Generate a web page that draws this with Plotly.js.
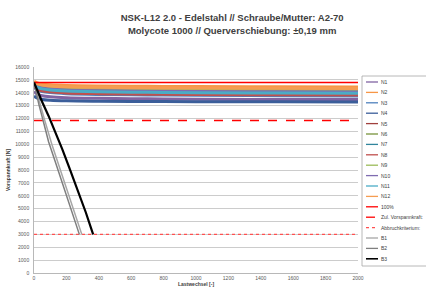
________________________
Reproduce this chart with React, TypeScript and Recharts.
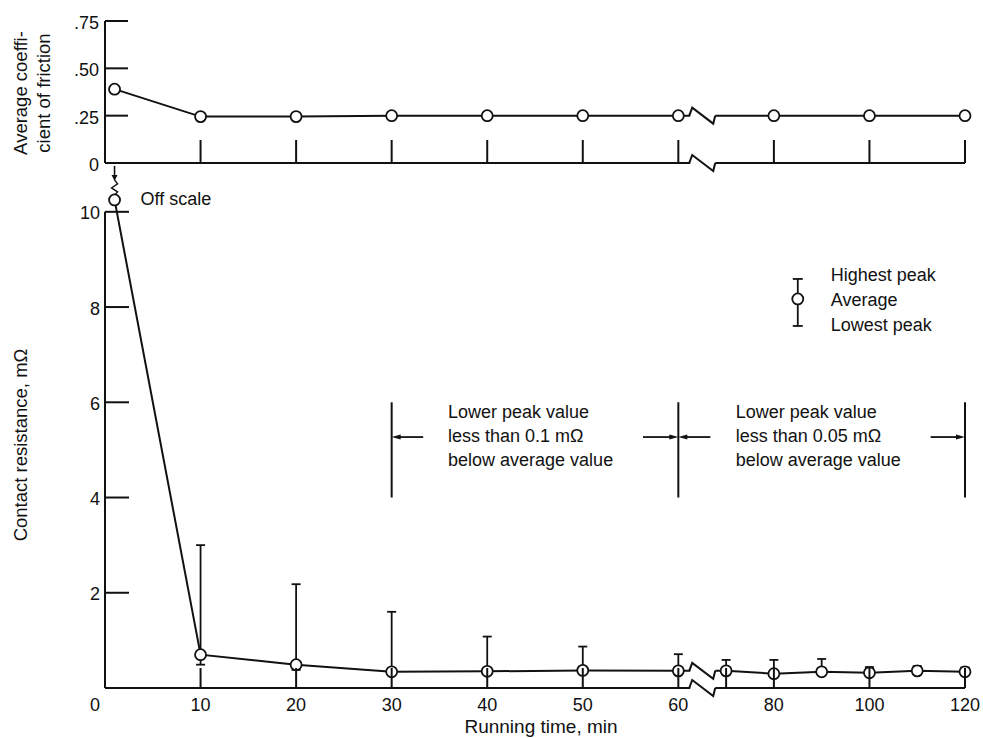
________________________
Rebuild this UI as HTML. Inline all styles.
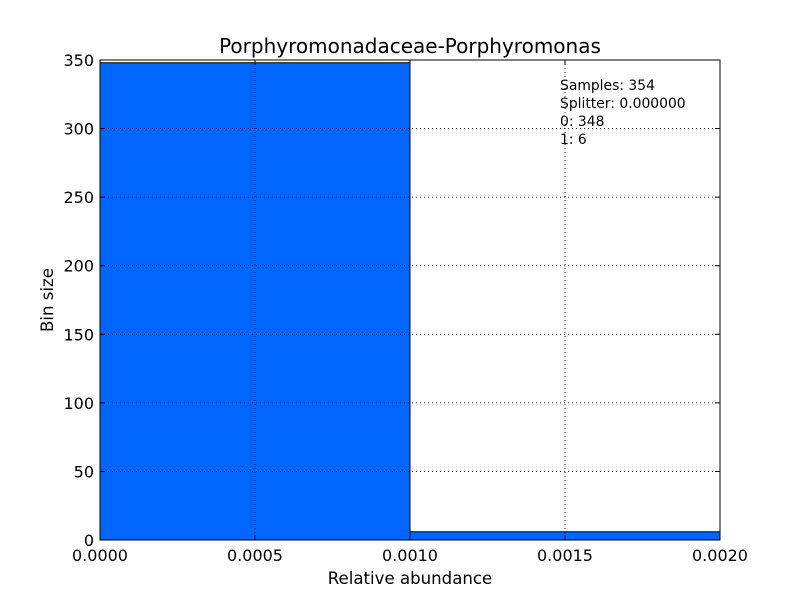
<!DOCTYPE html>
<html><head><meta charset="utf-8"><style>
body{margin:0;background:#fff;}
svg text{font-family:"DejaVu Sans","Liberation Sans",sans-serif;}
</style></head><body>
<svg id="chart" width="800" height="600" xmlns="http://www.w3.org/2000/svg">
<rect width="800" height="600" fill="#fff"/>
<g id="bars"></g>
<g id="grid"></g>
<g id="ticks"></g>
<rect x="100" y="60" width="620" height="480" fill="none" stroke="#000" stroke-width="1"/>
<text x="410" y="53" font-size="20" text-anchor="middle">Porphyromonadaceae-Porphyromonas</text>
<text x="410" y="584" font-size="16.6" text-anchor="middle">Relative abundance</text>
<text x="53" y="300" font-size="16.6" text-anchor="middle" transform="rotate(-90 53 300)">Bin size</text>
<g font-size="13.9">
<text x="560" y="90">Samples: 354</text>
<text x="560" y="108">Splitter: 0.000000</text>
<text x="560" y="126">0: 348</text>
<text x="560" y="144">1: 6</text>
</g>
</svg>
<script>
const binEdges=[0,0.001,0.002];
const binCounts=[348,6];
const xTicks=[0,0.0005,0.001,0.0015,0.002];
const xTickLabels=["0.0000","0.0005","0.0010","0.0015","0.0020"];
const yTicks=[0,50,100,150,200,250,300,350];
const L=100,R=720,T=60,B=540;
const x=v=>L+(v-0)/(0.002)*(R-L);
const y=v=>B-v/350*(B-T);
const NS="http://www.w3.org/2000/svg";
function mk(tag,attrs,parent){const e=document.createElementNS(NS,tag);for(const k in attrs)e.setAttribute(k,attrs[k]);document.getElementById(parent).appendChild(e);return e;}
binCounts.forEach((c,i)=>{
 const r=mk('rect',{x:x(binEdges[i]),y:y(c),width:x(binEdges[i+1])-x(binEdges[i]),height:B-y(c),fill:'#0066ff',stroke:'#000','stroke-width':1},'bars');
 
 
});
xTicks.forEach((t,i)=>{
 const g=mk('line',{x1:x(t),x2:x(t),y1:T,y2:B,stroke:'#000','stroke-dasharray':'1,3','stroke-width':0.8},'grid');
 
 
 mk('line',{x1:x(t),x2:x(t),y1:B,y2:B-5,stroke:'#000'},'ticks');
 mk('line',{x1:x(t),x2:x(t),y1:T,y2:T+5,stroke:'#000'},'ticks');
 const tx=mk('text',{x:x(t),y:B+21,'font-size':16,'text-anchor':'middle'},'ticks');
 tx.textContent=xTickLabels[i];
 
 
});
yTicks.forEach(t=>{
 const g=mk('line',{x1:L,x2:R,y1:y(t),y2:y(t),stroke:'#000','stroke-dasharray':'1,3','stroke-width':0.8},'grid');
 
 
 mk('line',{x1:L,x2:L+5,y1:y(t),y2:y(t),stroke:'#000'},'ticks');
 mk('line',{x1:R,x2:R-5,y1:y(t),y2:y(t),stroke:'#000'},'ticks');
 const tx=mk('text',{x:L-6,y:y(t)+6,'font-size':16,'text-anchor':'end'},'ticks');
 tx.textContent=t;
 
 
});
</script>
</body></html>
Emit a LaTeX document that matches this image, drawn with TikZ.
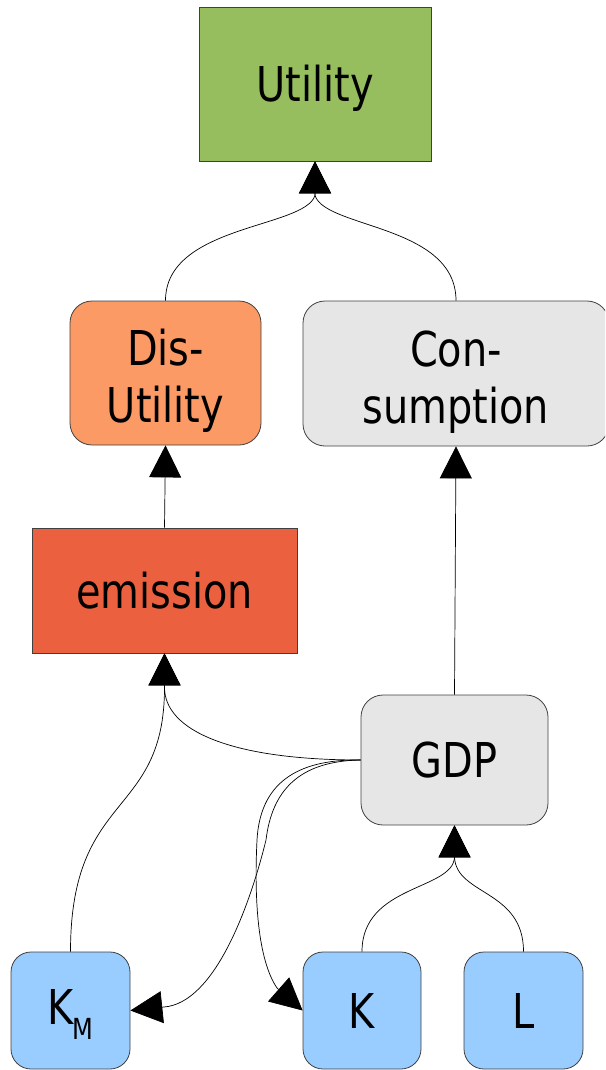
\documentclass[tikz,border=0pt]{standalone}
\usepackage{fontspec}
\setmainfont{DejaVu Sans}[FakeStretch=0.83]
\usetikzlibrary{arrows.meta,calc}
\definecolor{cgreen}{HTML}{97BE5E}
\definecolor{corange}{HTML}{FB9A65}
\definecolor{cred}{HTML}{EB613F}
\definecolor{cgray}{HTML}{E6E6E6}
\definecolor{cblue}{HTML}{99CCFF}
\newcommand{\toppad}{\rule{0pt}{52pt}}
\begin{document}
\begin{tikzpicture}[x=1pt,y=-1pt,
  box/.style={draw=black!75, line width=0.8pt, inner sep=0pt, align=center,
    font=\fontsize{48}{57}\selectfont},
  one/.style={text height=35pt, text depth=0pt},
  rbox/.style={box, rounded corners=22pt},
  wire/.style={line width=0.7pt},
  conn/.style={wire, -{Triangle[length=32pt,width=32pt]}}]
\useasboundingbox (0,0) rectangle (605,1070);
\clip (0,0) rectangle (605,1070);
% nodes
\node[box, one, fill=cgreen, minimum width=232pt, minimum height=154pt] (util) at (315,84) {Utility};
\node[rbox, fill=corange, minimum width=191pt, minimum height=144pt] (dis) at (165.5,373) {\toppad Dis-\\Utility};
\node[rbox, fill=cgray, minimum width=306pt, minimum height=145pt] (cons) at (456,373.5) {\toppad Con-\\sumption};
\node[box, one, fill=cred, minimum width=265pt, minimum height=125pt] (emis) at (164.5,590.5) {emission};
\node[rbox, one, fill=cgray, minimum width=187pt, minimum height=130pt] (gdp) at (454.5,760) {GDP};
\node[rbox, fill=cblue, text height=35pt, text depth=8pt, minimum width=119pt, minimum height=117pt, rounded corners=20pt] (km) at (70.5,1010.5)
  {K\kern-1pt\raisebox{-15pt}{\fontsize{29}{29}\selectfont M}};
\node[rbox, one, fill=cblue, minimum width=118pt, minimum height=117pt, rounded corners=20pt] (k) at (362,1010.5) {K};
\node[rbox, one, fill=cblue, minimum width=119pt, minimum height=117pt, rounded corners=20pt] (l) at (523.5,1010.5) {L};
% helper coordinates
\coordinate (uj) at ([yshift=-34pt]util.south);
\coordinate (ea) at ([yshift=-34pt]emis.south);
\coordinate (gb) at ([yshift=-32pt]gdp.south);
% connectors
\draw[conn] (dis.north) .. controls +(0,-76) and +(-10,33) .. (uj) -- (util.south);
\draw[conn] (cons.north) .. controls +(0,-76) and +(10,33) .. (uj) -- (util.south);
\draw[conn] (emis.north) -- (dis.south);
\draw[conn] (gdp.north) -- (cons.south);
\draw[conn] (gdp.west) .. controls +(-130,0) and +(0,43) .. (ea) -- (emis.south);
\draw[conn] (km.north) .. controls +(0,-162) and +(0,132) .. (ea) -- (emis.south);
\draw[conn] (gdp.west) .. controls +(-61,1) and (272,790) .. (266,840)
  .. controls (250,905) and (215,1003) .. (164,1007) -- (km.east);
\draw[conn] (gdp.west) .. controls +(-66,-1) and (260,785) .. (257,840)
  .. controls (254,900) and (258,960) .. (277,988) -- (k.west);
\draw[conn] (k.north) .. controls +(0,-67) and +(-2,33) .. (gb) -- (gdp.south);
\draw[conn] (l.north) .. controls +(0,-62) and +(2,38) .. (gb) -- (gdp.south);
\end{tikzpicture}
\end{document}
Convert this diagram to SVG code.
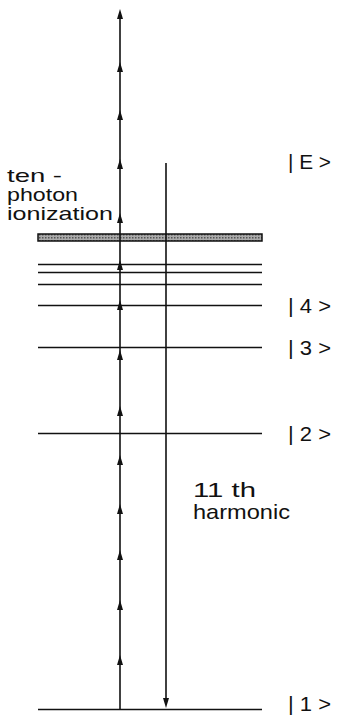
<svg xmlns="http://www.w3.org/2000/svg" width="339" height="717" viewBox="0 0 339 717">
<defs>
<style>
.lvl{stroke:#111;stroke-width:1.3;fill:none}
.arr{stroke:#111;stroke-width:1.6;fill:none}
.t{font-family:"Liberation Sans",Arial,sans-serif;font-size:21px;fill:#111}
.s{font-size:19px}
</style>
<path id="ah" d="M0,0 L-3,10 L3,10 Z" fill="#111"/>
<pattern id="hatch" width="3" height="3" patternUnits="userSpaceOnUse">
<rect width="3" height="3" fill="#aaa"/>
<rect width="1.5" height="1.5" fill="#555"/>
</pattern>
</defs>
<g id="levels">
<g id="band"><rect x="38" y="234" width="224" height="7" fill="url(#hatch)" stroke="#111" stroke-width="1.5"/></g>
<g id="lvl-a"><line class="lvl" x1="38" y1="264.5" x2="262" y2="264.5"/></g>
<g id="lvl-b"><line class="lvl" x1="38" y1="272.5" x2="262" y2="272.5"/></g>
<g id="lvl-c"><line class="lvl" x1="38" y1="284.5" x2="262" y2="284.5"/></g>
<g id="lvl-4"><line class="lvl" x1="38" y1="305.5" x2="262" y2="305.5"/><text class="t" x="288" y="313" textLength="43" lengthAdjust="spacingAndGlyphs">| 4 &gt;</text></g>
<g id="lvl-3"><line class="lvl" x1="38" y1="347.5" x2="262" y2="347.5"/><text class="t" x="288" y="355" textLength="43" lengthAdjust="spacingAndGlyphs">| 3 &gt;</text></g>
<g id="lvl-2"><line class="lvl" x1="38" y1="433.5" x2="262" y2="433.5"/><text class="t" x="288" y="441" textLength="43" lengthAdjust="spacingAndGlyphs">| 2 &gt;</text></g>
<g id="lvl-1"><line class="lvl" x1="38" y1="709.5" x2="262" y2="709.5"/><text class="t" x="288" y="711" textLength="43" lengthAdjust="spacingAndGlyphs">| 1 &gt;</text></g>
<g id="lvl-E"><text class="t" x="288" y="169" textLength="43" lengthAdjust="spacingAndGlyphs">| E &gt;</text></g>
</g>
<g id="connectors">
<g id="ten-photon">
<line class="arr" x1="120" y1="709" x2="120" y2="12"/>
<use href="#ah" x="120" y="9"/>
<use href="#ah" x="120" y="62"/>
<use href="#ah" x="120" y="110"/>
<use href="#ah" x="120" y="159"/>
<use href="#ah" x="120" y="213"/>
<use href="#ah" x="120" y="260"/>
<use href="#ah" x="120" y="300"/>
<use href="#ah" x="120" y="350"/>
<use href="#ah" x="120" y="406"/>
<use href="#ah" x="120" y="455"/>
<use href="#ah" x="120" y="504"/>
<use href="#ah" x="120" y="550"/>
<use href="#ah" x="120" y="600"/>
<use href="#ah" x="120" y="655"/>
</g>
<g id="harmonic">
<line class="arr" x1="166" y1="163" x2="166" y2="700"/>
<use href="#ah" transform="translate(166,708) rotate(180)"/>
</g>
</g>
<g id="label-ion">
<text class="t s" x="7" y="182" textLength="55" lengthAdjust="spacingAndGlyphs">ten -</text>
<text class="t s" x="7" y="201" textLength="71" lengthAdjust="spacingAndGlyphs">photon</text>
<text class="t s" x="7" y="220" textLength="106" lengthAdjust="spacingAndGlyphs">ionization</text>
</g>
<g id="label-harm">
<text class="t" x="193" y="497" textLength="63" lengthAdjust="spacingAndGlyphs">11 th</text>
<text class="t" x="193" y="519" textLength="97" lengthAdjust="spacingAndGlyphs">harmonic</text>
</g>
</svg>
________________________
> _Stated problem_:
Search the data above for lines holding "chart" and copy each of them.

> _Solved exercise_:
Reproduce this chart with React, TypeScript and Recharts.
<svg id="chart" width="800" height="600" xmlns="http://www.w3.org/2000/svg">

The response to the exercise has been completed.